Now: (1991+a)² > 4(1991a + 1)

What do I do after this: Please help, I am not even sure that I am on the correct path.

 

[Saitama]

Homework Statement

The number of integral values of 'a' for which the quadratic equation (x + a) (x + 1991) + 1 = 0
has integral roots are:

Homework Equations

D = b² - 4ac

The Attempt at a Solution

What I did was simplify the given equation and I got:

x² + (1991 + a)x + (1991a + 1) = 0

Now: (1991+a)² > 4(1991a + 1)

What do I do after this: Please help, I am not even sure that I am on the correct path.

Assume that $b$ and $c$ are the integer roots.
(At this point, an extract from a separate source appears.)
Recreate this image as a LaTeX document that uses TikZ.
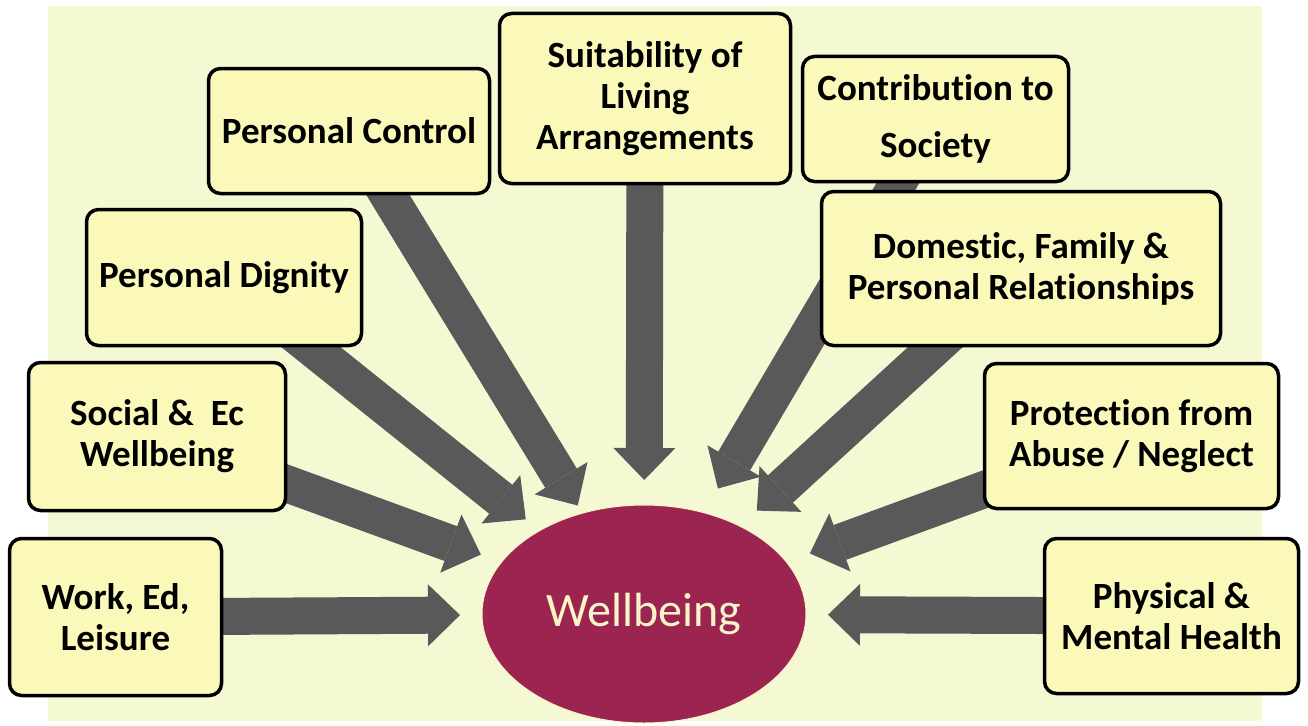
\documentclass[tikz,border=0pt]{standalone}
\usepackage{fontspec}
\setmainfont{Carlito}[Ligatures=NoCommon]
\usetikzlibrary{positioning, arrows.meta, shapes, calc}
\definecolor{bgyellow}{HTML}{F5F9D3}
\definecolor{boxyellow}{HTML}{FBF9B9}
\definecolor{arrowgrey}{HTML}{595959}
\definecolor{wine}{HTML}{9C2451}
\definecolor{cream}{HTML}{FAF5C8}
\pgfdeclarelayer{bg}
\pgfdeclarelayer{arrows}
\pgfsetlayers{bg,arrows,main}

\begin{document}
\begin{tikzpicture}[
    x=1pt, y=-1pt,
    box/.style={rectangle, draw, line width=3.5pt, rounded corners=12pt, fill=boxyellow, align=center, inner sep=0pt, font=\fontsize{37}{41}\selectfont\bfseries},
    arrow/.style={draw=arrowgrey, line width=37pt, -{Triangle[width=62pt, length=32pt, line width=0pt]}, shorten <=-25pt}
]
    \useasboundingbox (0,0) rectangle (1308,725);
    \begin{pgfonlayer}{bg}
        \fill[bgyellow] (48,6) rectangle (1262,721);
    \end{pgfonlayer}

    % Factors round the top
    \node[box, minimum width=281pt, minimum height=125pt] (control) at (349,131) {Personal Control};
    \node[box, minimum width=291pt, minimum height=170pt] (suit) at (645,98.5) {Suitability of\\Living\\Arrangements};
    \node[box, minimum width=266pt, minimum height=125pt] (contrib) at (935.5,119) {Contribution to\\[16pt]Society};
    \node[box, minimum width=275pt, minimum height=136pt] (dignity) at (224,277.5) {Personal Dignity};
    \node[box, minimum width=399pt, minimum height=154pt] (domestic) at (1021,268.5) {Domestic, Family \&\\Personal Relationships};

    % Factors at the sides
    \node[box, minimum width=257pt, minimum height=148pt] (social) at (157,436.5) {Social \&\ \ Ec\\Wellbeing};
    \node[box, minimum width=294pt, minimum height=145pt] (protection) at (1131.5,436) {Protection from\\Abuse / Neglect};
    \node[box, minimum width=212pt, minimum height=157pt] (work) at (115.5,617) {Work, Ed,\\Leisure};
    \node[box, minimum width=254pt, minimum height=155pt] (physical) at (1171.5,616) {Physical \&\\Mental Health};

    % Centre
    \node[ellipse, fill=wine, draw=cream, line width=1pt, outer sep=0pt, minimum width=324pt, minimum height=218pt, text=cream, font=\fontsize{48}{56}\selectfont] (well) at (644,614) {Wellbeing};

    % Arrows
    \begin{pgfonlayer}{arrows}
        \draw[arrow, shorten >=22pt] (work) -- (well);
        \draw[arrow, shorten >=22pt] (social) -- (well);
        \draw[arrow, shorten >=18pt] (dignity) -- (well);
        \draw[arrow, shorten >=9pt] (control) -- (well);
        \draw[arrow, shorten >=25pt] (suit) -- (well);
        \draw[arrow, shorten >=28pt] (contrib) -- (well);
        \draw[arrow, shorten >=23pt] (domestic) -- (well);
        \draw[arrow, shorten >=25pt] (protection) -- (well);
        \draw[arrow, shorten >=22pt] (physical) -- (well);
    \end{pgfonlayer}
\end{tikzpicture}
\end{document}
Then,
$$(x+a)(x+1991)+1=(x+b)(x+c)$$
Substitute $x=-b$, you should be able to take it from here.

 

[addzy94]

I don't know how that would work. It's alright I got the answer. As both a and x are integers

(x + a)(x+1991) = -1

Thus (x + a) = 1 or -1

(x+1991) = -1 or 1

So we get two integral values for a. I would also like to know how to do it your way.

 

[HallsofIvy]

I think you are misunderstanding the question. Isn't it obvious that there will be an infinite number of such a?
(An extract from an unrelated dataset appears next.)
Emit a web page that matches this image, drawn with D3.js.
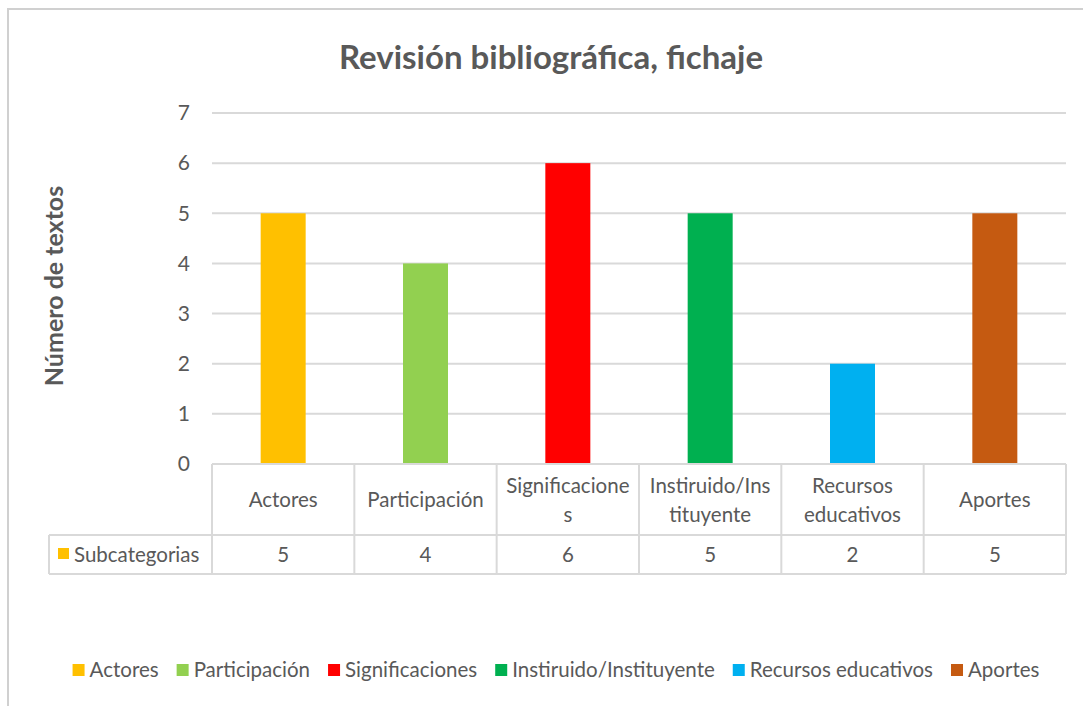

Your "(1991+a)² > 4(1991a + 1)" is simply the condition that the roots be real numbers.

 

[pasmith]

I think you are misunderstanding the question. Isn't it obvious that there will be an infinite number of such a?

There are indeed only two integer values of $a$ which ensure that $x$ is an integer, but the OP's argument in post #3 doesn't actually prove that.

Your "(1991+a)² > 4(1991a + 1)" is simply the condition that the roots be real numbers.

Instead the condition the OP needs is that $(1991 + a)^2 - 4(1991 a + 1)$ must be the square of an integer.

 

[addzy94]

There are indeed only two integer values of $a$ which ensure that $x$ is an integer, but the OP's argument in post #3 doesn't actually prove that.

There can only be two integers whose multiplication can result in -1. That is 1 and -1.

In my previous post I substitute 1 and minus -1 alternatively for the two integer values (x+a) and (x+1991) which are integer values themselves, thus proving it.